Aku Percaya Pada Kekuatan Waktu, dan Semoga Waktu Mengerti Bahwa Aku Mempercayainya
Memangnya betul ada, ya, manusia yang punya ruang seluas itu untuk menerima penderitaan orang yang dicintainya?
Memang betul ada, ya, manusia yang tidak goyah menyaksikan duka sebegitu besarnya?
Memang betul ada, ya, manusia yang tidak keberatan mendengarkan tangisan yang kadang terus-terusan?
Memang betul ada, ya, manusia yang tidak menyerah menemani seorang yang senantiasa ingin menyerah?
Kadang aku khawatir menjadi seseorang yang membawa terlalu banyak kesedihan. Disajikan di atas nampan-nampan berlabelkan tahun demi tahun sejarah kehidupanku yang tak menarik sama sekali. Kesakitan demi kesakitan yang diputar seperti film di layar kaca. Dan kesepian atau kesedihan yang dikenakan seperti jas hujan di tengah badai yang sepertinya belum kunjung berhenti. Setiap hari hanya ditutupi jubah kemewahan harian, keteguhan di permukaan, tapi di dalamnya sesungguhnya robek di sana sini.
Sepertinya aku tidak ingin mencari seseorang yang bertujuan untuk membahagiakan. Terkadang aku merasa itu adalah sesuatu yang sulit untuk kuwujudkan. Terlalu mahal dan tak terjangkau untuk kepalaku dan jiwaku dan tubuhku yang menyimpan banyak sekali histori merasa tak bisa sepenuhnya bahagia.
Aku bisa merasakan rasa senang. Aku tidak lagi buta rasa gembira. Tapi mengharapkan aku terus merasakan bahagia adalah tujuan yang sama sekali tidak dapat terproses dalam duniaku. Setidaknya untuk saat ini.
Aku mungkin akan tidak bahagia di beberapa waktu. Mungkin dia juga akan tidak bahagia di beberapa waktu. Kami keduanya mungkin tidak akan bahagia di beberapa waktu. Tapi bukankah akan sangat memudahkan jika kami tidak merasa kesulitan untuk tetap menemukan keinginan berjuang bersama?
Bagaimana jika aku hanya punya ruang yang kecil sekali buatnya? Karena selebihnya telah disesaki oleh cerita dari duniaku sendiri, yang sebagian besar belum terurai ini? Apakah dia tidak apa sementara bersesakan dengan banyak kotak-kotak memori yang sebagian besarnya begitu lantang dan menyakitkan?

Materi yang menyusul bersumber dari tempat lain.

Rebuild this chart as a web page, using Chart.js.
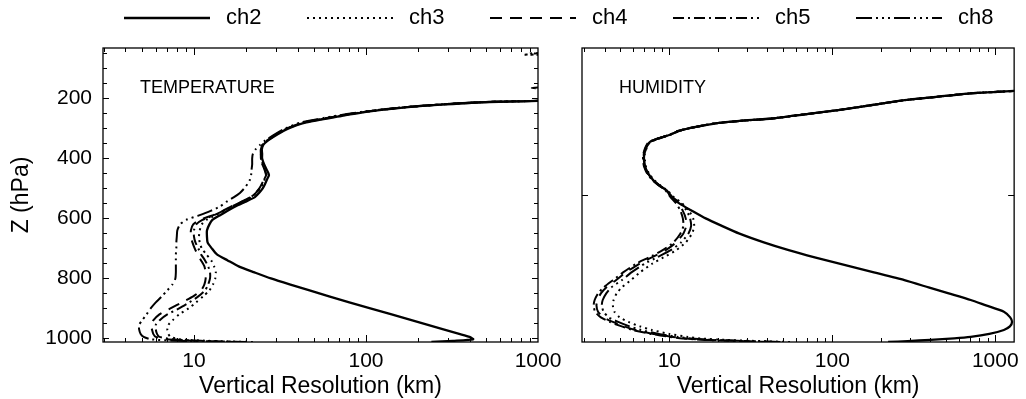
<!DOCTYPE html>
<html><head><meta charset="utf-8">
<script src="https://cdn.jsdelivr.net/npm/chart.js@4.4.1/dist/chart.umd.min.js"></script>
<style>
html,body{margin:0;padding:0;background:#fff;}
#wrap{position:relative;width:1026px;height:399px;background:#fff;}
canvas{position:absolute;left:0;top:0;}
</style></head><body>
<div id="wrap"><canvas id="c1" width="1026" height="399"></canvas><canvas id="c2" width="1026" height="399"></canvas></div>
<script>
// ---------------- DATA ----------------
const seriesNames = ['ch2', 'ch3', 'ch4', 'ch5', 'ch8'];
const panelTitles = ['TEMPERATURE', 'HUMIDITY'];

// Temperature panel: pressure levels (hPa) and vertical resolution (km) per channel
const tempPressure = [1012,1008,1003,995,985,970,955,940,920,900,880,860,840,820,800,780,760,740,720,700,680,660,640,620,605,590,575,560,545,530,515,500,485,470,455,440,420,400,385,370,355,340,320,300,280,260,245,230,220,212,205,190,175,165,155,140,100,70,58,54,50,40];
const tempCh2 = [240,320,420,400,348,282,229,186,141,106,80,61,47,36,28,22.5,18.2,15.7,13.6,12.7,12.0,11.9,11.9,12.3,12.8,14.1,15.6,17.4,19.8,22.5,23.9,25.1,25.9,26.6,27.3,26.6,25.6,24.9,24.9,24.8,25.3,27.0,30.5,35.5,45,70,100,170,290,520,1800,5000,5000,5000,5000,5000,5000,5000,5000,5000,5000,5000];
const tempCh3 = [22,12,8.3,7.3,7.1,7.0,7.1,7.5,8.2,9.3,10.3,11.3,12.3,12.9,13.3,13.4,13.1,12.6,11.8,11.1,10.8,10.7,10.8,11.1,11.8,13.3,15.0,16.8,19.0,21.5,23.0,24.3,25.1,25.8,26.4,26.0,25.2,24.6,24.6,24.6,25.1,26.8,30.2,35.0,44,68,98,166,282,505,1700,5000,5000,5000,5000,5000,5000,5000,5000,820,5000,5000];
const tempCh4 = [18,10,7.0,6.0,5.8,5.7,5.6,5.8,6.3,7.3,8.5,9.9,11.0,11.5,11.7,11.7,11.5,11.0,10.5,10.1,9.8,9.6,9.6,9.9,10.8,12.8,14.7,16.5,18.8,21.2,22.8,24.0,24.8,25.5,26.2,25.8,25.0,24.4,24.5,24.5,25.0,26.6,30.0,34.8,43.5,67,97,165,280,500,1700,5000,5000,5000,5000,5000,5000,5000,5000,5000,5000,5000];
const tempCh5 = [20,11,7.5,6.3,6.1,6.0,6.0,6.3,7.0,8.2,9.4,10.6,11.6,12.1,12.4,12.4,12.1,11.6,11.0,10.6,10.2,10.0,10.0,10.3,11.2,13.0,14.8,16.6,18.9,21.3,22.9,24.1,24.9,25.6,26.3,25.9,25.1,24.5,24.5,24.5,25.0,26.7,30.0,34.9,43.8,67,97,165,280,500,1700,5000,5000,920,5000,5000,5000,5000,5000,5000,5000,5000];
const tempCh8 = [15,8,5.6,5.1,4.9,4.8,4.8,5.0,5.3,5.6,6.0,6.5,7.0,7.5,7.8,7.85,7.85,7.85,7.85,7.9,7.9,7.95,8.0,8.3,9.0,10.7,12.5,14.2,15.4,17.0,18.5,19.6,20.5,21.2,21.5,21.6,21.8,21.8,22.0,22.8,24.2,26.0,29.5,34.0,42,64,94,160,270,490,1650,5000,5000,5000,5000,5000,5000,5000,5000,5000,900,5000];

// Humidity panel
const humPressure = [1012,1009,1005,1000,995,985,972,960,945,930,911,890,872,850,830,806,780,750,730,706,680,650,625,600,575,550,530,506,490,472,450,428,410,389,370,355,345,335,322,308,295,283,275,267,253,239,222,206,195,183,178,175,172,160];
const humCh2 = [220,290,400,560,707,920,1130,1230,1268,1235,1130,877,707,518,390,277,180,109,78,54,38,26.7,21,16.7,13.8,11.5,10.4,9.55,8.7,7.95,7.4,7.1,7.0,7.0,7.15,7.35,7.6,8.4,10,11.5,14.5,19.3,27,42.7,68,109,176,277,434,707,1035,1300,1700,5000];
const humCh3 = [55,36,22,15.5,13,10,7.8,6.6,5.6,4.95,4.6,4.5,4.55,4.75,5.1,5.8,6.6,7.9,9.2,11.0,12.6,13.8,14.2,14.0,13.2,12.0,10.7,9.7,8.8,8.05,7.5,7.2,7.1,7.05,7.2,7.4,7.65,8.45,10,11.5,14.5,19.3,27,42.7,68,109,176,277,434,707,1035,1300,1700,5000];
const humCh4 = [45,29,17.5,12.5,10.5,8.0,6.2,5.3,4.5,3.95,3.65,3.57,3.62,3.8,4.1,4.7,5.4,6.6,7.8,9.5,11.0,12.2,12.7,12.6,12.1,11.3,10.3,9.5,8.65,7.9,7.35,7.05,6.95,6.95,7.1,7.3,7.55,8.4,10,11.5,14.5,19.3,27,42.5,68,109,176,277,434,707,1035,1300,1700,5000];
const humCh5 = [42,27,16.5,12,10.1,7.7,5.95,5.1,4.3,3.8,3.5,3.43,3.48,3.65,3.95,4.5,5.2,6.3,7.5,9.1,10.6,11.7,12.2,12.1,11.7,11.0,10.2,9.45,8.6,7.85,7.3,7.0,6.9,6.9,7.05,7.25,7.5,8.35,9.9,11.4,14.4,19.2,27,42.5,68,109,176,277,434,707,1035,1300,1700,5000];
const humCh8 = [48,31,19,13.5,11.3,8.6,6.7,5.7,4.85,4.25,3.95,3.85,3.9,4.1,4.4,5.1,5.85,7.1,8.4,10.2,11.8,13.1,13.6,13.4,12.8,11.8,10.5,9.6,8.7,7.95,7.4,7.1,7.0,7.0,7.15,7.35,7.6,8.4,10,11.5,14.5,19.3,27,42.7,68,109,176,277,434,707,1035,1300,1700,5000];

// Axes
const tempXRange = [2.96, 1000];
const humXRange = [2.91, 1306];
const pressureRange = [32, 1012];
const xTickValues = [3,4,5,6,7,8,9,10,20,30,40,50,60,70,80,90,100,200,300,400,500,600,700,800,900,1000];
const xLabelValues = [10, 100, 1000];
const yTickValuesLeft = [50,100,150,200,250,300,350,400,450,500,550,600,650,700,750,800,850,900,950,1000];
const yLabelValues = [200, 400, 600, 800, 1000];
const yTickValuesRight = [522];

// ---------------- STYLE ----------------
const FONT = "'Liberation Sans', Arial, Helvetica, sans-serif";
Chart.defaults.font.family = FONT;
Chart.defaults.color = '#000';
const lineStyles = [
  { borderDash: [], borderWidth: 2.3 },
  { borderDash: [2, 4], borderWidth: 2 },
  { borderDash: [12, 8], borderWidth: 2 },
  { borderDash: [11, 4, 2, 4], borderWidth: 2 },
  { borderDash: [16, 4, 2, 4, 2, 4, 2, 4], borderWidth: 2 }
];

const decoPlugin = {
  id: 'panelDeco',
  afterDraw(chart, args, opts) {
    const { ctx, chartArea: a, scales: { x, y } } = chart;
    ctx.save();
    ctx.strokeStyle = '#000';
    ctx.lineWidth = 1.3;
    ctx.strokeRect(a.left, a.top, a.right - a.left, a.bottom - a.top);
    ctx.lineWidth = 1;
    ctx.beginPath();
    x.ticks.forEach(t => {
      const px = Math.round(x.getPixelForValue(t.value)) + 0.5;
      if (px < a.left || px > a.right) return;
      const len = xLabelValues.includes(t.value) ? 7 : 4;
      ctx.moveTo(px, a.bottom); ctx.lineTo(px, a.bottom - len);
      ctx.moveTo(px, a.top); ctx.lineTo(px, a.top + len);
    });
    y.ticks.forEach(t => {
      const py = Math.round(y.getPixelForValue(t.value)) + 0.5;
      if (py < a.top || py > a.bottom) return;
      const len = (yLabelValues.includes(t.value) || opts.bigY) ? 6 : 4;
      ctx.moveTo(a.left, py); ctx.lineTo(a.left + len, py);
      ctx.moveTo(a.right, py); ctx.lineTo(a.right - len, py);
    });
    ctx.stroke();
    ctx.fillStyle = '#000';
    ctx.font = '18px ' + FONT;
    ctx.textBaseline = 'middle';
    ctx.textAlign = 'left';
    ctx.fillText(opts.label, a.left + 37, a.top + 40);
    ctx.restore();
  }
};

const legendPlugin = {
  id: 'topLegend',
  afterDraw(chart) {
    const ctx = chart.ctx;
    const X0 = 124, PITCH = 183, LEN = 86, Y = 18;
    ctx.save();
    chart.data.datasets.forEach((ds, i) => {
      const x0 = X0 + i * PITCH;
      ctx.strokeStyle = '#000';
      ctx.lineWidth = ds.borderWidth;
      ctx.lineCap = 'butt';
      ctx.setLineDash(ds.borderDash);
      ctx.beginPath(); ctx.moveTo(x0, Y); ctx.lineTo(x0 + LEN, Y); ctx.stroke();
      ctx.setLineDash([]);
      ctx.fillStyle = '#000';
      ctx.font = '22px ' + FONT;
      ctx.textBaseline = 'middle';
      ctx.textAlign = 'left';
      ctx.fillText(ds.label, x0 + LEN + 16, Y);
    });
    ctx.restore();
  }
};

function makeChart(canvasId, pressure, seriesValues, cfg, extraPlugins) {
  const datasets = seriesValues.map((vals, k) => ({
    label: seriesNames[k],
    data: pressure.map((p, i) => ({ x: vals[i], y: p })),
    borderColor: '#000',
    backgroundColor: '#000',
    borderWidth: lineStyles[k].borderWidth,
    borderDash: lineStyles[k].borderDash,
    borderCapStyle: 'butt',
    borderJoinStyle: 'round',
    pointRadius: 0,
    tension: 0.2,
    fill: false
  }));
  return new Chart(document.getElementById(canvasId), {
    type: 'line',
    data: { datasets },
    options: {
      responsive: false,
      animation: false,
      devicePixelRatio: 1,
      layout: { padding: cfg.padding },
      elements: { line: { capBezierPoints: false } },
      plugins: {
        legend: { display: false },
        tooltip: { enabled: false },
        panelDeco: { label: cfg.title, bigY: !cfg.yLabels }
      },
      scales: {
        x: {
          type: 'logarithmic',
          min: cfg.xRange[0], max: cfg.xRange[1],
          grid: { display: false, drawTicks: false },
          border: { display: false },
          afterBuildTicks: s => { s.ticks = xTickValues.filter(v => v >= cfg.xRange[0] && v <= cfg.xRange[1]).map(v => ({ value: v })); },
          afterFit: s => { s.height = 57; },
          ticks: {
            autoSkip: false, maxRotation: 0, minRotation: 0, padding: 7, color: '#000',
            font: { family: FONT, size: 21 },
            callback: v => xLabelValues.includes(v) ? String(v) : ''
          },
          title: { display: true, text: 'Vertical Resolution (km)', color: '#000', font: { family: FONT, size: 23 }, padding: { top: 0, bottom: -1 } }
        },
        y: {
          type: 'linear', reverse: true,
          min: pressureRange[0], max: pressureRange[1],
          grid: { display: false, drawTicks: false },
          border: { display: false },
          afterBuildTicks: s => { s.ticks = cfg.yTicks.map(v => ({ value: v })); },
          afterFit: s => { s.width = cfg.yWidth; },
          ticks: {
            display: cfg.yLabels, autoSkip: false, padding: 11, color: '#000',
            font: { family: FONT, size: 21 },
            callback: v => yLabelValues.includes(v) ? String(v) : ''
          },
          title: { display: cfg.yLabels, text: 'Z (hPa)', color: '#000', font: { family: FONT, size: 23 }, padding: { top: 8, bottom: 0 } }
        }
      }
    },
    plugins: [decoPlugin].concat(extraPlugins || [])
  });
}

makeChart('c1', tempPressure, [tempCh2, tempCh3, tempCh4, tempCh5, tempCh8], {
  padding: { left: 0, top: 48, right: 488, bottom: 0 },
  xRange: tempXRange, yTicks: yTickValuesLeft, yLabels: true, yWidth: 103, title: panelTitles[0]
}, [legendPlugin]);

makeChart('c2', humPressure, [humCh2, humCh3, humCh4, humCh5, humCh8], {
  padding: { left: 582, top: 48, right: 9, bottom: 0 },
  xRange: humXRange, yTicks: yTickValuesRight, yLabels: false, yWidth: 0, title: panelTitles[1]
});
</script>
</body></html>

Aku ingin memastikan bahwa ia tak selamanya harus bersesakan seperti itu. Tapi akan butuh waktu. Entah sampai kapan aku sendiri belum punya jawaban.
Dan bukankah akan sangat menyenangkan jika tidak ada di antara kami yang merasa berkewajiban menjadi pahlawan dan mensabotase perasaan yang tidak terlihat indah?
Bagaimana jika ternyata aku justru bahagia ketika diizinkan untuk merasakan ketidakbahagiaan?
Bagaimana jika ternyata aku hanya perlu ditemani ketika sedang menemani penderitaan?
Bagaimana jika ternyata aku hanya perlu didampingi jadi berani menghadapi diriku sendiri?
Mungkin untuk manusia seumuranku, memang cinta tidak lagi hadir meletup-letup seperti berondong jagung atau meledak-ledak seperti kembang api. Mungkin justru seperti rendang yang dimasak pelan-pelan, memakan waktu luar biasa lama untuk sampai tujuannya.
Tapi, jika memang suatu hari aku betulan menemukan manusia yang tak masalah melalui hal seperti itu, sepertinya aku akan banyak menangis bahagia setidak-tidaknya selama tiga hari kerja. Haha.
Terlepas fantasi ini akan benar terjadi atau tidak, hanya Tuhan yang bisa kuserahi urusan seperti ini. Aku percaya pada kekuatan waktu, dan semoga waktu mengerti bahwa aku sedang mempercayainya.